«APOLOGIE» DE LA COLONISATION ET AMITIE FRANCE-SENEGAL: Quand Macky Sall préfère se rappeler des «desserts» offerts aux tirailleurs que de leur massacre à Thiaroye



 
 
Macky Sall vient de jeter un gros pavé dans la mare ! Le chef de l’Etat n’a rien eu mieux à faire que de trouver des vertus à la colonisation. Mieux, il chante l’amitié qui nous lie aux Français, qu’il magnifie à travers le bon traitement des tirailleurs sénégalais qui recevaient des desserts, contrairement à leurs frères africains. Mais il oublie de souligner que cette même France qui leur offrait des «desserts» a lâchement assassiné des tirailleurs sénégalais revenus de la guerre, juste parce qu’ils avaient osé réclamer leurs maigres soldes et primes.
 
 
Alors que la polémique sur la «place Europe» de Gorée enfle encore, avec une pétition signée par des dizaines d’intellectuels noirs et autres, à travers le monde, voilà que le Président Macky Sall en rajoute. Sans doute mal inspiré, le chef de l’Etat a quasiment fait l’apologie de la colonisation. «Avec la colonisation française, nous avons eu des choses positives, notamment les élections. On a des relations particulières. C’est vrai qu’ils nous ont colonisé et il y a eu une décolonisation pacifique. (…). Ils ont toujours respecté les Sénégalais parce que le régiment des tirailleurs sénégalais était dans les casernes. Ils avaient droit à des desserts pendant que d’autres Africains n’en avaient pas», note-il.

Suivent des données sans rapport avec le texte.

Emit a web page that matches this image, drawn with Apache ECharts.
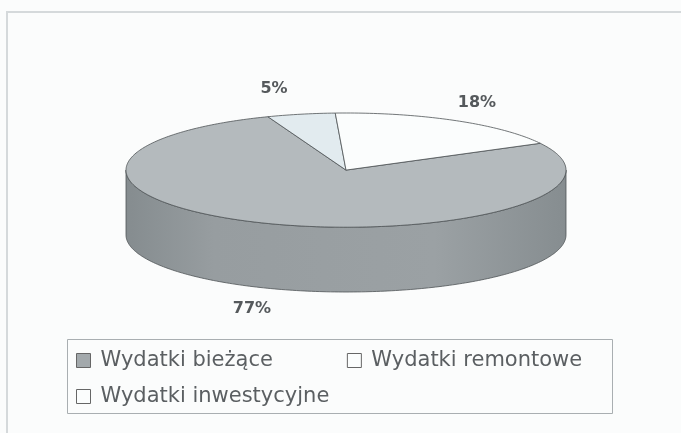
<!DOCTYPE html>
<html>
<head>
<meta charset="utf-8">
<script src="https://cdn.jsdelivr.net/npm/echarts@6/dist/echarts.min.js"></script>
<style>
  html, body { margin: 0; padding: 0; background: #fbfcfc; }
  #chart { width: 681px; height: 433px; }
</style>
</head>
<body>
<div id="chart"></div>
<script>
// dane z wykresu
const categories = ['Wydatki bieżące', 'Wydatki remontowe', 'Wydatki inwestycyjne']
const values = [77, 5, 18]
const sliceColors = ['#b4babd', '#e2ebef', '#fbfdfd']
const legendColors = ['#a3a9ac', '#fbfdfd', '#fbfdfd']

// geometria "3D" – proporcje elipsy i grubość placka (w jednostkach osi)
const TILT = 0.26
const DEPTH = 0.295
const START = 28 // kąt początku pierwszego wycinka (stopnie, od godz. 3)

const total = values.reduce((a, b) => a + b, 0)
let cum = 0
const slices = values.map(v => {
  const a0 = START - cum / total * 360
  cum += v
  const a1 = START - cum / total * 360
  return [a0, a1, v]
})

const rad = a => a * Math.PI / 180

function arc (api, from, to, dy) {
  const pts = []
  const n = Math.max(2, Math.ceil(Math.abs(from - to)))
  for (let i = 0; i <= n; i++) {
    const a = rad(from + (to - from) * i / n)
    pts.push(api.coord([Math.cos(a), TILT * Math.sin(a) - dy]))
  }
  return pts
}

const sideFill = new echarts.graphic.LinearGradient(0, 0, 1, 0, [
  { offset: 0, color: '#858c8f' },
  { offset: 0.2, color: '#979da0' },
  { offset: 0.7, color: '#9ba1a4' },
  { offset: 1, color: '#868d90' }
])

function renderSlice (idx) {
  return function (params, api) {
    const a0 = api.value(0)
    const a1 = api.value(1)
    const children = []
    // ściana boczna – tylko przednia połowa (kąty -180..0)
    ;[0, -360].forEach(k => {
      const hi = Math.min(a0, k)
      const lo = Math.max(a1, k - 180)
      if (lo < hi) {
        const top = arc(api, hi, lo, 0)
        const bottom = arc(api, lo, hi, DEPTH)
        children.push({
          type: 'polygon',
          shape: { points: top.concat(bottom) },
          style: { fill: sideFill, stroke: '#4f5457', lineWidth: 0.8 }
        })
      }
    })
    // górna powierzchnia
    const c = api.coord([0, 0])
    children.push({
      type: 'polygon',
      z2: 10,
      shape: { points: [c].concat(arc(api, a0, a1, 0)) },
      style: { fill: sliceColors[idx], stroke: '#4f5457', lineWidth: 0.8 }
    })
    return { type: 'group', children: children }
  }
}

const chart = echarts.init(document.getElementById('chart'), null, { renderer: 'canvas' })

const option = {
  backgroundColor: '#fbfcfc',
  animation: false,
  grid: { left: 126, top: 113, width: 440, height: 179 },
  xAxis: { type: 'value', min: -1, max: 1, show: false },
  yAxis: { type: 'value', min: -TILT - DEPTH, max: TILT, show: false },
  legend: {
    left: 76,
    top: 348,
    width: 530,
    padding: 0,
    itemGap: 11,
    itemWidth: 14,
    itemHeight: 14,
    icon: 'rect',
    itemStyle: { borderColor: '#666', borderWidth: 1 },
    textStyle: {
      fontFamily: 'DejaVu Sans',
      fontSize: 21,
      lineHeight: 25,
      color: '#5b5f62',
      padding: [0, 0, 0, 5]
    },
    data: categories.map((name, i) => ({
      name: name,
      itemStyle: { color: legendColors[i], borderColor: '#666', borderWidth: 1 },
      textStyle: i === 0 ? { padding: [0, 63, 0, 5] } : {}
    }))
  },
  graphic: [
    {
      type: 'rect',
      silent: true,
      shape: { x: 7, y: 12, width: 700, height: 450 },
      style: { fill: null, stroke: '#d5d9db', lineWidth: 2 }
    },
    {
      type: 'rect',
      silent: true,
      shape: { x: 67.5, y: 339.5, width: 545, height: 74 },
      style: { fill: null, stroke: '#a9aeb1', lineWidth: 1 }
    }
  ].concat([[274, 89], [477, 103], [252, 309]].map((p, i) => ({
    type: 'text',
    silent: true,
    style: {
      x: p[0],
      y: p[1],
      text: Math.round(values[[1, 2, 0][i]] / total * 100) + '%',
      align: 'center',
      verticalAlign: 'middle',
      font: 'bold 16px "DejaVu Sans"',
      fill: '#55595c'
    }
  }))),
  series: categories.map((name, i) => ({
    name: name,
    type: 'custom',
    silent: true,
    itemStyle: { color: legendColors[i] },
    renderItem: renderSlice(i),
    data: [slices[i]]
  }))
}

chart.setOption(option)
</script>
</body>
</html>
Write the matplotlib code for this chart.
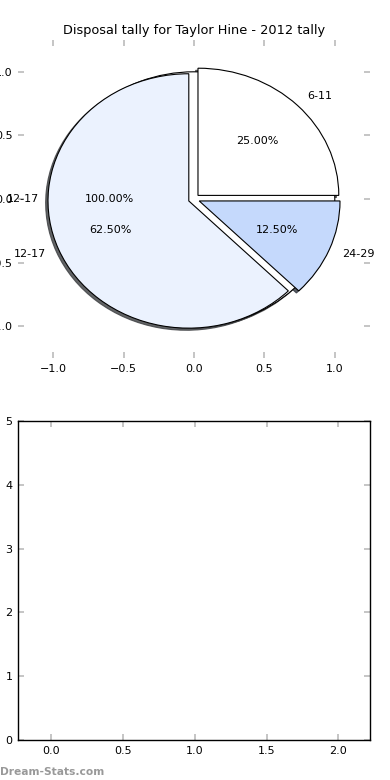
import matplotlib
matplotlib.use("Agg")
import matplotlib.pyplot as plt

title = "Disposal tally for Taylor Hine - 2012 tally"
base_labels = ["12-17"]
base_values = [1]
labels = ["6-11", "12-17", "24-29"]
values = [2, 5, 1]
colors = ["#ffffff", "#ebf2fe", "#c5d9fc"]
explode = [0.04, 0.04, 0.04]
x_ticks_top = [-1.0, -0.5, 0.0, 0.5, 1.0]
y_ticks_top = [-1.0, -0.5, 0.0, 0.5, 1.0]
x_ticks_bottom = [0.0, 0.5, 1.0, 1.5, 2.0]
y_ticks_bottom = [0, 1, 2, 3, 4, 5]

plt.rcParams['font.family'] = ['DejaVu Sans']
fig = plt.figure(figsize=(3.9, 7.8), dpi=100)
ax1 = fig.add_axes([18/390, 1 - 358/780, 352/390, 318/780])
ax2 = fig.add_axes([18/390, 40/780, 352/390, 319/780])

wp = dict(edgecolor="black", linewidth=0.8)
shd = dict(ox=-0.012, oy=-0.012, shade=0.75, alpha=0.8)
ax1.pie(base_values, labels=base_labels, colors=[colors[0]], autopct="%.2f%%",
        shadow=shd, wedgeprops=wp, textprops=dict(fontsize=8), frame=True)
ax1.pie(values, labels=labels, colors=colors, explode=explode, autopct="%.2f%%",
        shadow=shd, wedgeprops=wp, textprops=dict(fontsize=8), frame=True)
ax1.set_aspect("auto")
ax1.set_xlim(-1.25, 1.25)
ax1.set_ylim(-1.25, 1.25)
ax1.set_xticks(x_ticks_top)
ax1.set_yticks(y_ticks_top)
ax1.set_xticklabels(["\u22121.0", "\u22120.5", "0.0", "0.5", "1.0"])
ax1.set_yticklabels(["\u22121.0", "\u22120.5", "0.0", "0.5", "1.0"])
for s in ax1.spines.values():
    s.set_visible(False)
ax1.set_title(title, fontsize=9.3, pad=4)

ax2.set_xlim(-0.23, 2.22)
ax2.set_ylim(0, 5)
ax2.set_xticks(x_ticks_bottom)
ax2.set_yticks(y_ticks_bottom)
for s in ax2.spines.values():
    s.set_linewidth(1.0)

for ax in (ax1, ax2):
    ax.tick_params(direction="in", length=4, width=1.2, color="#bbbbbb",
                   labelsize=8, top=True, right=True, pad=4)

fig.text(0.0, 3/780, "Dream-Stats.com", color="#999999", fontsize=7.7,
         fontweight="bold", ha="left", va="bottom")

fig.savefig("out.png", dpi=100)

Des propos qui ont sonné comme un coup de massue sur la tête de plusieurs Sénégalais et Africains, dont beaucoup ont exprimé leur indignation à travers les réseaux sociaux. Et ils ne se sont pas gênés d’exprimer leurs désapprobations face à ces propos présidentiels. Les propos du chef de l’Etat sont d’autant plus incompréhensibles, que les arguments brandis par Macky Sall ne convainquent personne. Mettre en avant l’existence d’élections au Sénégal comme legs positif de la colonisation est quasiment une insulte aux Africains et aux Sénégalais qui, avant l’arrivée du blanc, avaient des institutions, royales certes, mais suffisamment démocratiques et égalitaires. C’est si vrai qu’il y avait par exemple plus de contre-pouvoirs au Fouta de Thierno Souleymane Baal, au Cayor de Lat-Dior et au Sine de Coumba Ndoffène Diouf, qu’aujourd’hui au Sénégal.
En outre, parler des «desserts» que recevaient les tirailleurs sénégalais, contrairement à leurs frères africains, alors que ces mêmes colons français, dont il loue le geste, n’ont pas hésité un instant à cribler de balles, assassiner lâchement et enterrer dans une fosse commune des tirailleurs qui ont eu le seul tort de réclamer leurs modiques paies, relève du cynisme et de la mauvaise foi. C’est même être discourtois et manquer de solidarité envers nos frères africains. Pire, il conforte l’option machiavélique du «diviser pour mieux régner», qui a toujours été celle de la France en Afrique. Mais, sur ce point, il y a plus grave dans les propos du chef de l’Etat. En réalité, on n’a pas besoin d’être un agrégé en histoire pour savoir qu’il n’y avait pas de tirailleurs sénégalais séparés de leurs autres collègues africains. Le vocable tirailleurs sénégalais englobait tous les soldats africains mobilisés pour la France, sans distinction de nationalité.
On aura beau lui trouver des points positifs, il n’en demeure pas moins que la colonisation est le plus grand mal que la France ait fait au Sénégal et l’Europe à l’Afrique. Le projet colonial n’a jamais eu comme objectif de profiter de quelque manière que ce soit au Sénégal et aux colonies de manière générale. La colonisation française a été violente, barbare, destructrice et avilissante. Elle a dépeuplé le continent et le Sénégal, en les privant en plus d’une bonne partie de la force de travail. Elle a ruiné nos sociétés, nos valeurs et nos systèmes économiques et politiques. Trouver du bien à une telle ignominie, parce qu’elle nous aurait permis d’être démocrates et avoir des élections, ou encore parce qu’elle a fait des Français, qui nous ont sucés le sang et les richesses, nos amis, c’est ramer à contre-courant de l’histoire. Que vaut et que nous vaut aujourd’hui cette amitié à sens unique avec les Français ? Une amitié de façade sur laquelle nous fantasmons, au moment où la France, aussi impérialiste que jamais, nous voile les yeux avec, pour mieux perpétuer sa mainmise sur notre économie.  L’un des plus illustres dirigeants de l’histoire de la France, De Gaulle pour ne pas le nommer, n’avait-il pas dit : «Les Etats n’ont pas d’amis mais des intérêts».